REQUIREMENT: All of the data that follows should be retyped exactly, please, except the pictures.

DATA EXTRACT:

|---|

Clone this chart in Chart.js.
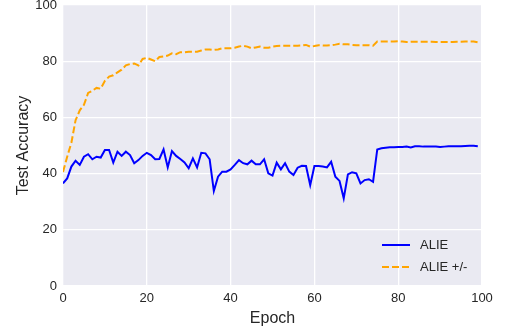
<!DOCTYPE html>
<html>
<head>
<meta charset="utf-8">
<script src="https://cdn.jsdelivr.net/npm/chart.js@4/dist/chart.umd.min.js"></script>
<style>
  html, body { margin: 0; padding: 0; background: #ffffff; }
  #wrap { width: 508px; height: 328px; }
</style>
</head>
<body>
<div id="wrap"><canvas id="chart" width="508" height="328"></canvas></div>
<script>
// Test accuracy per epoch for the two runs
const epochs = Array.from({ length: 100 }, (_, i) => i);

const alie = [
  36.5, 38.3, 42.5, 44.6, 43.1, 46.0, 46.9, 45.1, 46.0, 45.7,
  48.4, 48.4, 43.9, 47.8, 46.3, 47.8, 46.6, 43.7, 44.8, 46.3,
  47.4, 46.6, 45.1, 45.2, 48.6, 42.2, 48.0, 46.3, 45.2, 44.0,
  41.9, 45.4, 42.2, 47.4, 47.2, 45.1, 33.8, 38.9, 40.7, 40.7,
  41.5, 43.1, 44.8, 43.7, 43.3, 44.6, 43.3, 43.3, 45.1, 40.1,
  39.3, 43.9, 41.5, 43.7, 40.7, 39.5, 42.1, 42.8, 42.7, 35.9,
  42.7, 42.7, 42.5, 42.2, 44.2, 38.9, 37.4, 31.2, 39.7, 40.5,
  40.1, 36.5, 37.7, 38.0, 37.1, 48.6, 49.0, 49.2, 49.4, 49.4,
  49.5, 49.5, 49.6, 49.3, 49.7, 49.7, 49.6, 49.6, 49.6, 49.6,
  49.5, 49.6, 49.7, 49.7, 49.7, 49.7, 49.8, 49.9, 49.9, 49.7
];

const alieSign = [
  40.6, 46.0, 51.0, 59.0, 62.5, 64.5, 68.7, 69.5, 70.5, 70.2,
  73.0, 74.5, 75.0, 76.0, 77.0, 78.5, 79.0, 79.2, 78.5, 80.8,
  81.2, 80.6, 80.0, 81.5, 81.7, 82.0, 82.8, 82.5, 83.2, 83.2,
  83.4, 83.4, 83.4, 83.8, 84.2, 84.2, 84.0, 84.2, 84.6, 84.6,
  84.6, 84.8, 85.2, 85.5, 85.2, 84.6, 84.9, 85.2, 84.8, 84.8,
  85.2, 85.4, 85.5, 85.5, 85.5, 85.5, 85.5, 85.6, 85.8, 85.2,
  85.4, 85.7, 85.6, 85.6, 85.7, 85.9, 86.2, 86.0, 86.0, 85.8,
  85.7, 85.7, 85.7, 85.7, 85.5, 87.0, 87.0, 87.0, 87.0, 87.0,
  87.1, 87.0, 86.8, 86.9, 86.9, 86.9, 86.9, 86.9, 86.9, 86.8,
  86.8, 86.8, 86.8, 86.8, 86.9, 86.9, 87.0, 87.0, 87.0, 86.7
];

const seriesLabels = ['ALIE', 'ALIE +/-'];
const xTicks = [0, 20, 40, 60, 80, 100];
const yTicks = [0, 20, 40, 60, 80, 100];

const FONT = '"Liberation Sans", Arial, sans-serif';
const TEXT = '#262626';

const toPoints = arr => arr.map((v, i) => ({ x: epochs[i], y: v }));

// Grey plotting panel behind the grid
const panelBg = {
  id: 'panelBg',
  beforeDraw(chart) {
    const { ctx, chartArea: a } = chart;
    ctx.save();
    ctx.fillStyle = '#EAEAF2';
    ctx.fillRect(a.left, a.top, a.right - a.left, a.bottom - a.top);
    ctx.restore();
  }
};

// Legend in the lower right corner of the plotting panel
const cornerLegend = {
  id: 'cornerLegend',
  afterDraw(chart) {
    const { ctx, chartArea: a } = chart;
    const x0 = a.right - 100, x1 = a.right - 72, tx = a.right - 62;
    const rows = [a.bottom - 41, a.bottom - 19];
    ctx.save();
    chart.data.datasets.forEach((ds, i) => {
      const y = rows[i];
      ctx.strokeStyle = ds.borderColor;
      ctx.lineWidth = ds.borderWidth;
      ctx.setLineDash(ds.borderDash || []);
      ctx.beginPath();
      ctx.moveTo(x0, y);
      ctx.lineTo(x1, y);
      ctx.stroke();
      ctx.setLineDash([]);
      ctx.fillStyle = TEXT;
      ctx.font = '13px ' + FONT;
      ctx.textBaseline = 'middle';
      ctx.textAlign = 'left';
      ctx.fillText(ds.label, tx, y);
    });
    ctx.restore();
  }
};

new Chart(document.getElementById('chart'), {
  type: 'line',
  data: {
    datasets: [
      {
        label: seriesLabels[0],
        data: toPoints(alie),
        borderColor: '#0000FF',
        borderWidth: 2,
        pointRadius: 0,
        tension: 0,
        fill: false
      },
      {
        label: seriesLabels[1],
        data: toPoints(alieSign),
        borderColor: '#FFA500',
        borderWidth: 2,
        borderDash: [7, 3],
        pointRadius: 0,
        tension: 0,
        fill: false
      }
    ]
  },
  options: {
    responsive: false,
    animation: false,
    layout: { padding: { top: 5, right: 26, left: 14, bottom: 0 } },
    plugins: {
      legend: { display: false },
      tooltip: { enabled: false }
    },
    scales: {
      x: {
        type: 'linear',
        min: 0,
        max: 100,
        afterFit(scale) { scale.height = 42; scale.paddingLeft = 0; scale.paddingRight = 0; },
        afterBuildTicks(scale) { scale.ticks = xTicks.map(v => ({ value: v })); },
        grid: { color: '#FFFFFF', lineWidth: 1.3, drawTicks: false },
        border: { display: false },
        ticks: { color: TEXT, font: { family: FONT, size: 13 }, padding: 5, maxRotation: 0 },
        title: { display: true, text: 'Epoch', color: TEXT, font: { family: FONT, size: 16 }, padding: { top: 1, bottom: 0 } }
      },
      y: {
        min: 0,
        max: 100,
        afterFit(scale) { scale.width = 49; scale.paddingTop = 0; scale.paddingBottom = 0; },
        afterBuildTicks(scale) { scale.ticks = yTicks.map(v => ({ value: v })); },
        grid: { color: '#FFFFFF', lineWidth: 1.3, drawTicks: false },
        border: { display: false },
        ticks: { color: TEXT, font: { family: FONT, size: 13 }, padding: 6 },
        title: { display: true, text: 'Test Accuracy', color: TEXT, font: { family: FONT, size: 16 }, padding: { top: 0, bottom: 4 } }
      }
    }
  },
  plugins: [panelBg, cornerLegend]
});
</script>
</body>
</html>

|---|

CORRECT RESPONSE:
Clone this chart in Chart.js.
<!DOCTYPE html>
<html>
<head>
<meta charset="utf-8">
<script src="https://cdn.jsdelivr.net/npm/chart.js@4/dist/chart.umd.min.js"></script>
<style>
  html, body { margin: 0; padding: 0; background: #ffffff; }
  #wrap { width: 508px; height: 328px; }
</style>
</head>
<body>
<div id="wrap"><canvas id="chart" width="508" height="328"></canvas></div>
<script>
// Test accuracy per epoch for the two runs
const epochs = Array.from({ length: 100 }, (_, i) => i);

const alie = [
  36.5, 38.3, 42.5, 44.6, 43.1, 46.0, 46.9, 45.1, 46.0, 45.7,
  48.4, 48.4, 43.9, 47.8, 46.3, 47.8, 46.6, 43.7, 44.8, 46.3,
  47.4, 46.6, 45.1, 45.2, 48.6, 42.2, 48.0, 46.3, 45.2, 44.0,
  41.9, 45.4, 42.2, 47.4, 47.2, 45.1, 33.8, 38.9, 40.7, 40.7,
  41.5, 43.1, 44.8, 43.7, 43.3, 44.6, 43.3, 43.3, 45.1, 40.1,
  39.3, 43.9, 41.5, 43.7, 40.7, 39.5, 42.1, 42.8, 42.7, 35.9,
  42.7, 42.7, 42.5, 42.2, 44.2, 38.9, 37.4, 31.2, 39.7, 40.5,
  40.1, 36.5, 37.7, 38.0, 37.1, 48.6, 49.0, 49.2, 49.4, 49.4,
  49.5, 49.5, 49.6, 49.3, 49.7, 49.7, 49.6, 49.6, 49.6, 49.6,
  49.5, 49.6, 49.7, 49.7, 49.7, 49.7, 49.8, 49.9, 49.9, 49.7
];

const alieSign = [
  40.6, 46.0, 51.0, 59.0, 62.5, 64.5, 68.7, 69.5, 70.5, 70.2,
  73.0, 74.5, 75.0, 76.0, 77.0, 78.5, 79.0, 79.2, 78.5, 80.8,
  81.2, 80.6, 80.0, 81.5, 81.7, 82.0, 82.8, 82.5, 83.2, 83.2,
  83.4, 83.4, 83.4, 83.8, 84.2, 84.2, 84.0, 84.2, 84.6, 84.6,
  84.6, 84.8, 85.2, 85.5, 85.2, 84.6, 84.9, 85.2, 84.8, 84.8,
  85.2, 85.4, 85.5, 85.5, 85.5, 85.5, 85.5, 85.6, 85.8, 85.2,
  85.4, 85.7, 85.6, 85.6, 85.7, 85.9, 86.2, 86.0, 86.0, 85.8,
  85.7, 85.7, 85.7, 85.7, 85.5, 87.0, 87.0, 87.0, 87.0, 87.0,
  87.1, 87.0, 86.8, 86.9, 86.9, 86.9, 86.9, 86.9, 86.9, 86.8,
  86.8, 86.8, 86.8, 86.8, 86.9, 86.9, 87.0, 87.0, 87.0, 86.7
];

const seriesLabels = ['ALIE', 'ALIE +/-'];
const xTicks = [0, 20, 40, 60, 80, 100];
const yTicks = [0, 20, 40, 60, 80, 100];

const FONT = '"Liberation Sans", Arial, sans-serif';
const TEXT = '#262626';

const toPoints = arr => arr.map((v, i) => ({ x: epochs[i], y: v }));

// Grey plotting panel behind the grid
const panelBg = {
  id: 'panelBg',
  beforeDraw(chart) {
    const { ctx, chartArea: a } = chart;
    ctx.save();
    ctx.fillStyle = '#EAEAF2';
    ctx.fillRect(a.left, a.top, a.right - a.left, a.bottom - a.top);
    ctx.restore();
  }
};

// Legend in the lower right corner of the plotting panel
const cornerLegend = {
  id: 'cornerLegend',
  afterDraw(chart) {
    const { ctx, chartArea: a } = chart;
    const x0 = a.right - 100, x1 = a.right - 72, tx = a.right - 62;
    const rows = [a.bottom - 41, a.bottom - 19];
    ctx.save();
    chart.data.datasets.forEach((ds, i) => {
      const y = rows[i];
      ctx.strokeStyle = ds.borderColor;
      ctx.lineWidth = ds.borderWidth;
      ctx.setLineDash(ds.borderDash || []);
      ctx.beginPath();
      ctx.moveTo(x0, y);
      ctx.lineTo(x1, y);
      ctx.stroke();
      ctx.setLineDash([]);
      ctx.fillStyle = TEXT;
      ctx.font = '13px ' + FONT;
      ctx.textBaseline = 'middle';
      ctx.textAlign = 'left';
      ctx.fillText(ds.label, tx, y);
    });
    ctx.restore();
  }
};

new Chart(document.getElementById('chart'), {
  type: 'line',
  data: {
    datasets: [
      {
        label: seriesLabels[0],
        data: toPoints(alie),
        borderColor: '#0000FF',
        borderWidth: 2,
        pointRadius: 0,
        tension: 0,
        fill: false
      },
      {
        label: seriesLabels[1],
        data: toPoints(alieSign),
        borderColor: '#FFA500',
        borderWidth: 2,
        borderDash: [7, 3],
        pointRadius: 0,
        tension: 0,
        fill: false
      }
    ]
  },
  options: {
    responsive: false,
    animation: false,
    layout: { padding: { top: 5, right: 26, left: 14, bottom: 0 } },
    plugins: {
      legend: { display: false },
      tooltip: { enabled: false }
    },
    scales: {
      x: {
        type: 'linear',
        min: 0,
        max: 100,
        afterFit(scale) { scale.height = 42; scale.paddingLeft = 0; scale.paddingRight = 0; },
        afterBuildTicks(scale) { scale.ticks = xTicks.map(v => ({ value: v })); },
        grid: { color: '#FFFFFF', lineWidth: 1.3, drawTicks: false },
        border: { display: false },
        ticks: { color: TEXT, font: { family: FONT, size: 13 }, padding: 5, maxRotation: 0 },
        title: { display: true, text: 'Epoch', color: TEXT, font: { family: FONT, size: 16 }, padding: { top: 1, bottom: 0 } }
      },
      y: {
        min: 0,
        max: 100,
        afterFit(scale) { scale.width = 49; scale.paddingTop = 0; scale.paddingBottom = 0; },
        afterBuildTicks(scale) { scale.ticks = yTicks.map(v => ({ value: v })); },
        grid: { color: '#FFFFFF', lineWidth: 1.3, drawTicks: false },
        border: { display: false },
        ticks: { color: TEXT, font: { family: FONT, size: 13 }, padding: 6 },
        title: { display: true, text: 'Test Accuracy', color: TEXT, font: { family: FONT, size: 16 }, padding: { top: 0, bottom: 4 } }
      }
    }
  },
  plugins: [panelBg, cornerLegend]
});
</script>
</body>
</html>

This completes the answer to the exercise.